------ Given entries ------
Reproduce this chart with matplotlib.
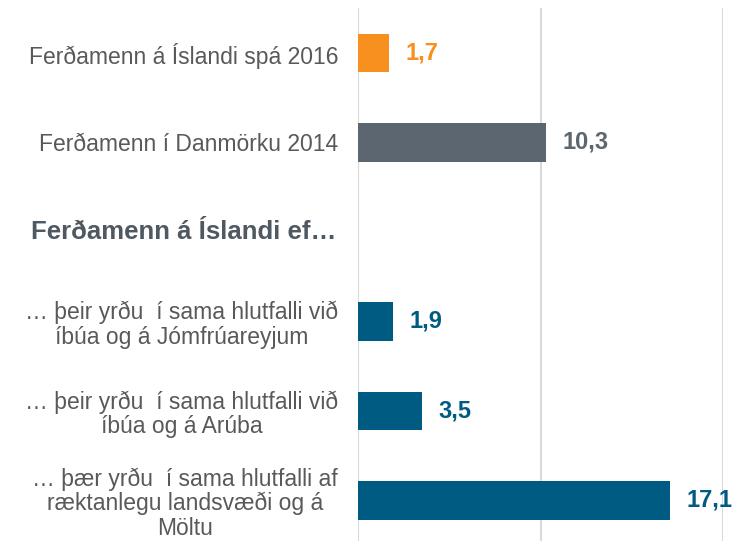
import matplotlib.pyplot as plt

plt.rcParams['font.family'] = ['Liberation Sans', 'DejaVu Sans']

labels = [
    "Ferðamenn á Íslandi spá 2016",
    "Ferðamenn í Danmörku 2014",
    "",
    "… þeir yrðu  í sama hlutfalli við\níbúa og á Jómfrúareyjum",
    "… þeir yrðu  í sama hlutfalli við\níbúa og á Arúba",
    "… þær yrðu  í sama hlutfalli af\nræktanlegu landsvæði og á\nMöltu",
]
values = [1.7, 10.3, None, 1.9, 3.5, 17.1]
colors = ["#F7901E", "#5B6670", None, "#005B82", "#005B82", "#005B82"]
header = "Ferðamenn á Íslandi ef…"

fig = plt.figure(figsize=(7.38, 5.41), dpi=100)
ax = fig.add_axes([358.3 / 738, 0.0, 364.4 / 738, (541 - 8.3) / 541])

pos = [i for i, v in enumerate(values) if v is not None]
vals = [values[i] for i in pos]
cols = [colors[i] for i in pos]
ax.barh(pos, vals, height=0.43, color=cols, zorder=3)

for p, v, c in zip(pos, vals, cols):
    ax.annotate(f"{v:.1f}".replace(".", ","), (v, p), xytext=(11.8, 0),
                textcoords="offset points", va="center", ha="left",
                fontsize=17, fontweight="bold", color=c)

ax.set_xlim(0, 20)
ax.set_ylim(5.455, -0.5)
ax.set_xticks([0, 10, 20])
ax.xaxis.grid(True, color="#D9D9D9", linewidth=1.5, zorder=0)
ax.tick_params(axis="x", bottom=False, labelbottom=False)
ax.tick_params(axis="y", left=False, pad=11)
ax.set_yticks(range(len(labels)))
ax.set_yticklabels(labels, fontsize=16.5, color="#595959", linespacing=1.08)
for t in ax.get_yticklabels():
    t.set_multialignment("center")
for s in ax.spines.values():
    s.set_visible(False)

# gap in the gridlines behind the group header
ax.axhspan(1.73, 2.315, color="white", zorder=1)
ax.annotate(header, (0, 2.0), xytext=(-15.5, 0), textcoords="offset points",
            ha="right", va="center", fontsize=18.5, fontweight="bold",
            color="#4F5961", annotation_clip=False)

fig.savefig("out.png", dpi=100)
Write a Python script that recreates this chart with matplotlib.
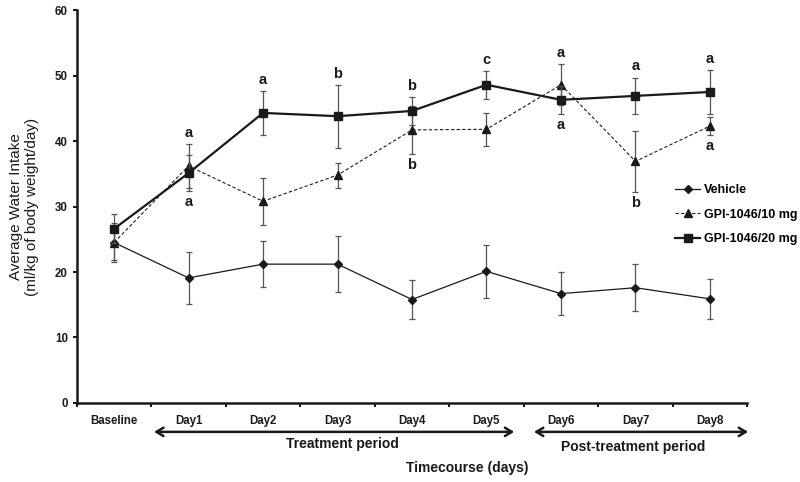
import numpy as np
import matplotlib
matplotlib.use("Agg")
import matplotlib.pyplot as plt
import matplotlib.transforms as mtransforms

plt.rcParams["font.family"] = ["Liberation Sans", "DejaVu Sans"]

days = ["Baseline", "Day1", "Day2", "Day3", "Day4", "Day5", "Day6", "Day7", "Day8"]

vehicle = [24.5, 19.1, 21.2, 21.2, 15.8, 20.1, 16.7, 17.6, 15.9]
vehicle_err = [3.0, 4.0, 3.5, 4.3, 3.0, 4.0, 3.3, 3.6, 3.1]

gpi10 = [24.5, 36.2, 30.8, 34.8, 41.7, 41.8, 48.6, 36.9, 42.3]
gpi10_err = [2.7, 3.3, 3.6, 1.9, 3.7, 2.5, 3.1, 4.7, 1.4]

gpi20 = [26.6, 35.1, 44.3, 43.8, 44.6, 48.6, 46.3, 46.9, 47.5]
gpi20_err = [2.2, 2.7, 3.4, 4.8, 2.1, 2.1, 2.1, 2.8, 3.3]

# (day index, series, side, letter)
letters = [
    (1, "g10", "top", "a"), (1, "g20", "bottom", "a"),
    (2, "g20", "top", "a"),
    (3, "g20", "top", "b"),
    (4, "g20", "top", "b"), (4, "g10", "bottom", "b"),
    (5, "g20", "top", "c"),
    (6, "g10", "top", "a"), (6, "g20", "bottom", "a"),
    (7, "g20", "top", "a"), (7, "g10", "bottom", "b"),
    (8, "g20", "top", "a"), (8, "g10", "bottom", "a"),
]

ink = "#1a1a1a"
x = np.arange(len(days))

fig = plt.figure(figsize=(8, 4.82), dpi=100)
ax = fig.add_axes([0.096, 0.164, 0.838, 0.815])

err_kw = dict(ecolor="#555555", elinewidth=0.9, capsize=2.5, capthick=0.9)
c_veh = ax.errorbar(x, vehicle, yerr=vehicle_err, color=ink, lw=0.9, marker="D",
                    ms=4.5, zorder=3, **err_kw)
c_10 = ax.errorbar(x, gpi10, yerr=gpi10_err, color=ink, lw=0.8, ls=(0, (3, 2)),
                   marker="^", ms=6, zorder=4, **err_kw)
c_20 = ax.errorbar(x, gpi20, yerr=gpi20_err, color=ink, lw=1.6, marker="s",
                   ms=5.5, zorder=5, **err_kw)

series = {"g10": (gpi10, gpi10_err), "g20": (gpi20, gpi20_err)}
for i, key, side, letter in letters:
    vals, errs = series[key]
    if side == "top":
        y, dy = vals[i] + errs[i], 8
    else:
        y, dy = vals[i] - errs[i], -8
    ax.annotate(letter, (i, y), xytext=(0, dy), textcoords="offset points",
                ha="center", va="center", fontsize=10.5, fontweight="bold",
                color=ink)

ax.set_xlim(-0.5, len(days) - 0.5)
ax.set_ylim(0, 60)
ax.set_yticks(np.arange(0, 61, 10))
ax.set_xticks(np.arange(-0.5, len(days), 1))
ax.set_xticklabels([])
ax.set_xticks(x, minor=True)
ax.set_xticklabels(days, minor=True)
ax.tick_params(axis="x", which="major", length=3, width=1.5, color=ink)
ax.tick_params(axis="x", which="minor", length=0, pad=9, labelsize=8.3)
ax.tick_params(axis="y", length=3, width=1.5, color=ink, labelsize=8.3)
for lab in ax.get_xticklabels(minor=True) + ax.get_yticklabels():
    lab.set_fontweight("bold")
    lab.set_color(ink)

for side in ["top", "right"]:
    ax.spines[side].set_visible(False)
for side in ["left", "bottom"]:
    ax.spines[side].set_linewidth(1.8)
    ax.spines[side].set_color(ink)

ax.set_ylabel("Average Water Intake\n(ml/kg of body weight/day)", fontsize=11,
              color=ink, labelpad=11)

leg = ax.legend([c_veh[0], c_10[0], c_20[0]],
                ["Vehicle", "GPI-1046/10 mg", "GPI-1046/20 mg"],
                loc="upper left", bbox_to_anchor=(0.885, 0.57), frameon=False,
                fontsize=9, handlelength=2.0, handletextpad=0.3,
                labelspacing=1.0, borderaxespad=0)
for t in leg.get_texts():
    t.set_fontweight("bold")

trans = mtransforms.blended_transform_factory(ax.transData, fig.transFigure)
arrow_kw = dict(arrowstyle="<->,head_length=0.5,head_width=0.3", lw=1.8,
                color=ink)
ax.annotate("", xy=(0.5, 0.104), xytext=(5.41, 0.104), xycoords=trans,
            textcoords=trans, arrowprops=arrow_kw, annotation_clip=False)
ax.annotate("", xy=(5.6, 0.104), xytext=(8.55, 0.104), xycoords=trans,
            textcoords=trans, arrowprops=arrow_kw, annotation_clip=False)
ax.text(3.06, 0.078, "Treatment period", transform=trans, ha="center",
        va="center", fontsize=10, fontweight="bold", color=ink)
ax.text(6.97, 0.073, "Post-treatment period", transform=trans, ha="center",
        va="center", fontsize=10, fontweight="bold", color=ink)
fig.text(0.584, 0.029, "Timecourse (days)", ha="center", va="center",
         fontsize=10, fontweight="bold", color=ink)

fig.savefig("out.png", dpi=100)
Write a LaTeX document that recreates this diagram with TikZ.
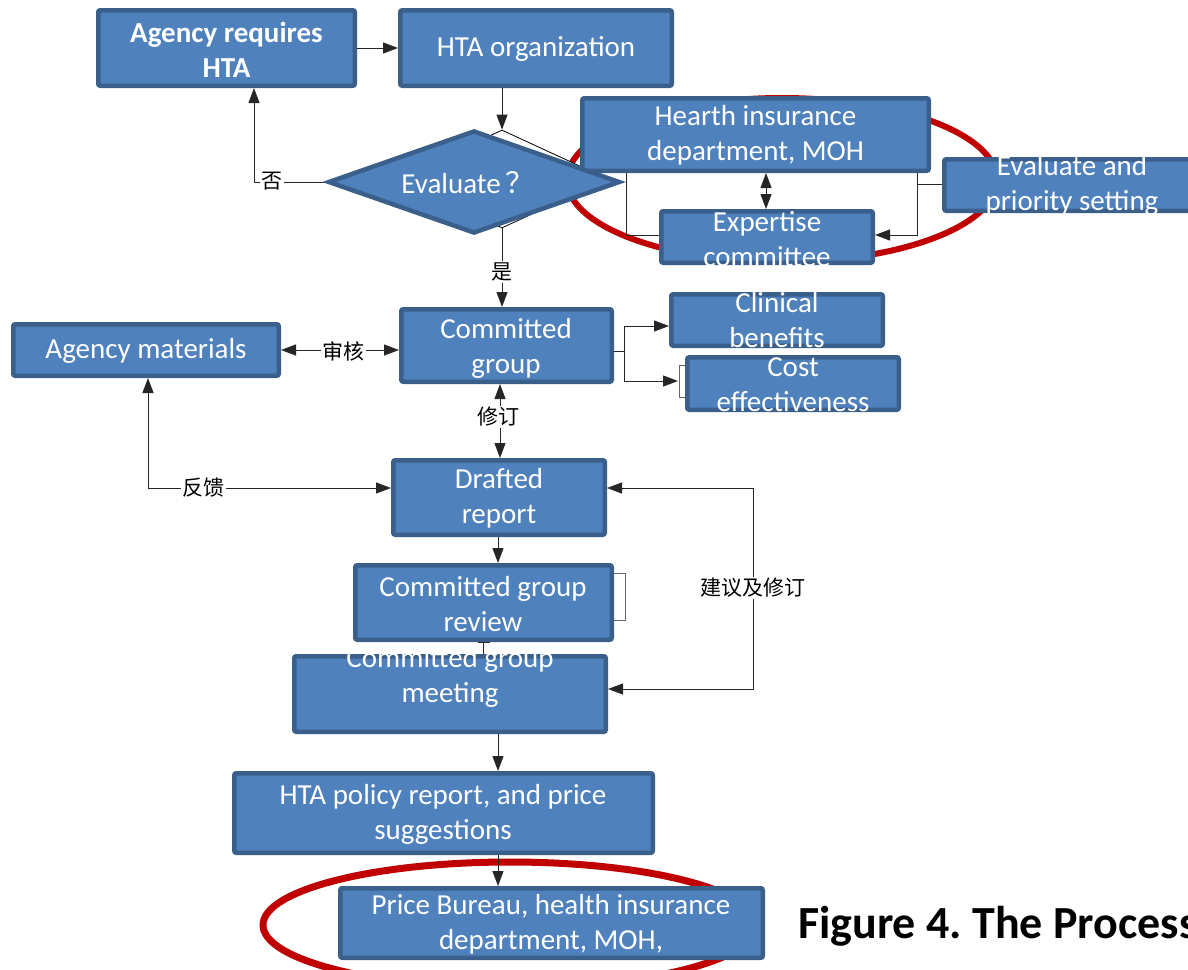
\documentclass[tikz,border=0pt]{standalone}
\usepackage{fontspec}
\setmainfont{Carlito}
\newfontfamily\cjk{Noto Sans CJK SC}
\usetikzlibrary{arrows.meta,shapes.geometric}
\definecolor{boxfill}{HTML}{4F81BD}
\definecolor{boxedge}{HTML}{3A5F8B}
\definecolor{ringred}{HTML}{C00000}
\newcommand{\boxfont}{\fontsize{29}{35}\selectfont}
\newcommand{\labfont}{\cjk\fontsize{21}{21}\selectfont}
\newcommand{\capfont}{\fontsize{46}{52}\selectfont\bfseries\frenchspacing}

\begin{document}
\begin{tikzpicture}[x=1pt,y=-1pt,
  box/.style={draw=boxedge, fill=boxfill, line width=4.5pt, rounded corners=2pt, inner sep=0pt},
  txt/.style={text=white, font=\boxfont, align=center, inner sep=0pt},
  wire/.style={draw=black!85, line width=1pt},
  arr/.style={wire, -{Triangle[length=15pt,width=11pt]}},
  arrtwo/.style={wire, {Triangle[length=15pt,width=11pt]}-{Triangle[length=15pt,width=11pt]}},
  lab/.style={fill=white, font=\labfont, inner sep=1.5pt},
  ring/.style={draw=ringred, line width=6pt},
  thinbracket/.style={draw=black!60, line width=1pt}
]
\useasboundingbox (0,0) rectangle (1188,969);

% highlight rings behind the boxes
\draw[ring] (782,180) ellipse [x radius=215pt, y radius=82pt];
\draw[ring, line width=7pt] (510,925) ellipse [x radius=247pt, y radius=63pt];

% decision outline behind the main diamond
\node[draw=black, fill=white, line width=0.8pt, diamond, inner sep=0pt,
      minimum width=212pt, minimum height=98pt] (dtwo) at (502,179) {};

% boxes
\node[box, minimum width=256.5pt, minimum height=75.5pt] (ar)  at (226.5,48) {};
\node[box, minimum width=271.5pt, minimum height=75.5pt] (org) at (536,48) {};
\node[box, minimum width=346.5pt, minimum height=72.5pt] (hid) at (755.5,134.5) {};
\node[box, minimum width=211.5pt, minimum height=51.5pt] (exp) at (767,237) {};
\node[box, minimum width=249.5pt, minimum height=51.5pt] (eps) at (1069,185) {};
\node[box, minimum width=210.5pt, minimum height=72.5pt] (cg)  at (506.5,345.5) {};
\node[box, minimum width=265.5pt, minimum height=51.5pt] (am)  at (146,350) {};
\node[box, minimum width=211.5pt, minimum height=51.5pt] (cb)  at (777,320) {};
\node[box, minimum width=211.5pt, minimum height=52.5pt] (ce)  at (793,383.5) {};
\node[box, minimum width=211.5pt, minimum height=74.5pt] (dr)  at (499,497.5) {};
\node[box, minimum width=256.5pt, minimum height=74.5pt] (rv)  at (483.5,602.5) {};
\node[box, minimum width=311.5pt, minimum height=75.5pt] (mt)  at (450,694) {};
\node[box, minimum width=418.5pt, minimum height=79.5pt] (pol) at (443.5,813) {};
\node[box, minimum width=422.5pt, minimum height=69.5pt] (pb)  at (551.5,923) {};

% routing points
\coordinate (noturn) at (254,182);
\coordinate (rx) at (500,0);
\coordinate (cx) at (498,0);
\coordinate (fb) at (148,488);
\coordinate (sgtop) at (753,488);
\coordinate (sgbot) at (753,689);
\coordinate (hx) at (766,0);
\coordinate (hl) at (626,235);
\coordinate (hr) at (917,235);
\coordinate (cgb) at (624,351);
\coordinate (cbj) at (624,326);
\coordinate (cej) at (624,381);
\coordinate (cetip) at (678,381);
\coordinate (bta) at (679,365);
\coordinate (btb) at (679,397);
\coordinate (rva) at (625,573);
\coordinate (rvb) at (625,620);

% connectors
\draw[arr] (ar.east |- 0,48) -- (org.west);
\draw[arr] (org.south -| dtwo.north) -- (dtwo.north);
\draw[arr] (324,182) -- (noturn) -- (noturn |- ar.south);
\draw[arr] (dtwo.south) -- (dtwo.south |- cg.north);
\draw[arrtwo] (am.east) -- (am.east -| cg.west);
\draw[arrtwo] (cg.south -| rx) -- (dr.north -| rx);
\draw[arrtwo] (am.south -| fb) -- (fb) -- (fb -| dr.west);
\draw[arrtwo] (sgtop -| dr.east) -- (sgtop) -- (sgbot) -- (sgbot -| mt.east);
\draw[arr] (dr.south -| cx) -- (rv.north -| cx);
\draw[wire] (rv.south) -- (rv.south |- mt.north);
\draw[wire] ([xshift=-6pt]rv.south) -- ([xshift=6pt]rv.south);
\draw[arr] (mt.south -| cx) -- (pol.north -| cx);
\draw[arr] (pol.south -| cx) -- (pb.north -| cx);
\draw[thinbracket] (rv.east |- rva) -- (rva) -- (rvb) -- (rv.east |- rvb);

\draw[arrtwo] (hid.south -| hx) -- (exp.north -| hx);
\draw[wire] (hid.south -| hl) -- (hl) -- (exp.west |- hl);
\draw[arr] (hid.south -| hr) -- (hr) -- (exp.east |- hr);
\draw[wire] (eps.west |- 0,184) -- (hr |- 0,184);

\draw[wire] (cg.east |- cgb) -- (cgb);
\draw[arr] (cgb) -- (cbj) -- (cbj -| cb.west);
\draw[arr] (cgb) -- (cej) -- (cetip);
\draw[thinbracket] (ce.west |- bta) -- (bta) -- (btb) -- (ce.west |- btb);

% decision diamond
\node[box, diamond, rounded corners=0pt, minimum width=292pt, minimum height=103pt] (dia) at (474,182) {};

% box texts
\node[txt, font=\boxfont\bfseries] (tar) at (226.5,50) {Agency requires\\HTA};
\node[txt] (torg) at (536,49) {HTA organization};
\node[txt] (thid) at (755.5,135) {Hearth insurance\\department, MOH};
\node[txt] (texp) at (767,239) {Expertise\\committee};
\node[txt] (teps) at (1072,185) {Evaluate and\\priority setting};
\node[txt] (tdia) at (468,183) {Evaluate\,{\cjk ？}};
\node[txt] (tcg)  at (506,348) {Committed\\group};
\node[txt] (tam)  at (146,351) {Agency materials};
\node[txt] (tcb)  at (777,320) {Clinical\\benefits};
\node[txt] (tce)  at (793,385) {Cost\\effectiveness};
\node[txt] (tdr)  at (499,498) {Drafted\\report};
\node[txt] (trv)  at (483,604) {Committed group\\review};
\node[txt] (tmt)  at (450,677) {Committed group\\meeting};
\node[txt] (tpol) at (443,814) {HTA policy report, and price\\suggestions};
\node[txt] (tpb)  at (551,924) {Price Bureau, health insurance\\department, MOH,};

% connector labels
\node[lab] (lno)  at (272,181) {否};
\node[lab] (lyes) at (502,272) {是};
\node[lab] (lrev) at (343,351) {审核};
\node[lab] (lmod) at (498,417) {修订};
\node[lab] (lfb)  at (203,488) {反馈};
\node[lab] (lsug) at (753,588) {建议及修订};

% caption
\node[anchor=base west, inner sep=0pt, font=\capfont] (cap) at (798,938) {Figure 4. The Process};
\end{tikzpicture}
\end{document}
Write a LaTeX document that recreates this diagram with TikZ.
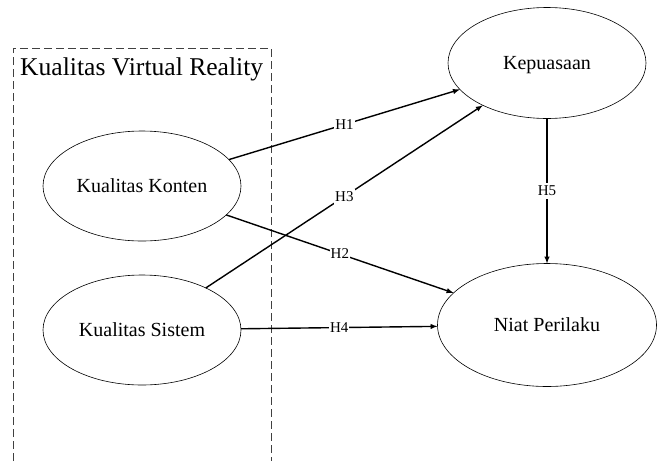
------
Task directions:
Leave out the pictures and repeat the lines from the start of the material through the line with "ax.barh(pos, vals, height=0.43, color=cols, zorder=3)", inclusive.

Written response:
Reproduce this chart with matplotlib.
import matplotlib.pyplot as plt

plt.rcParams['font.family'] = ['Liberation Sans', 'DejaVu Sans']

labels = [
    "Ferðamenn á Íslandi spá 2016",
    "Ferðamenn í Danmörku 2014",
    "",
    "… þeir yrðu  í sama hlutfalli við\níbúa og á Jómfrúareyjum",
    "… þeir yrðu  í sama hlutfalli við\níbúa og á Arúba",
    "… þær yrðu  í sama hlutfalli af\nræktanlegu landsvæði og á\nMöltu",
]
values = [1.7, 10.3, None, 1.9, 3.5, 17.1]
colors = ["#F7901E", "#5B6670", None, "#005B82", "#005B82", "#005B82"]
header = "Ferðamenn á Íslandi ef…"

fig = plt.figure(figsize=(7.38, 5.41), dpi=100)
ax = fig.add_axes([358.3 / 738, 0.0, 364.4 / 738, (541 - 8.3) / 541])

pos = [i for i, v in enumerate(values) if v is not None]
vals = [values[i] for i in pos]
cols = [colors[i] for i in pos]
ax.barh(pos, vals, height=0.43, color=cols, zorder=3)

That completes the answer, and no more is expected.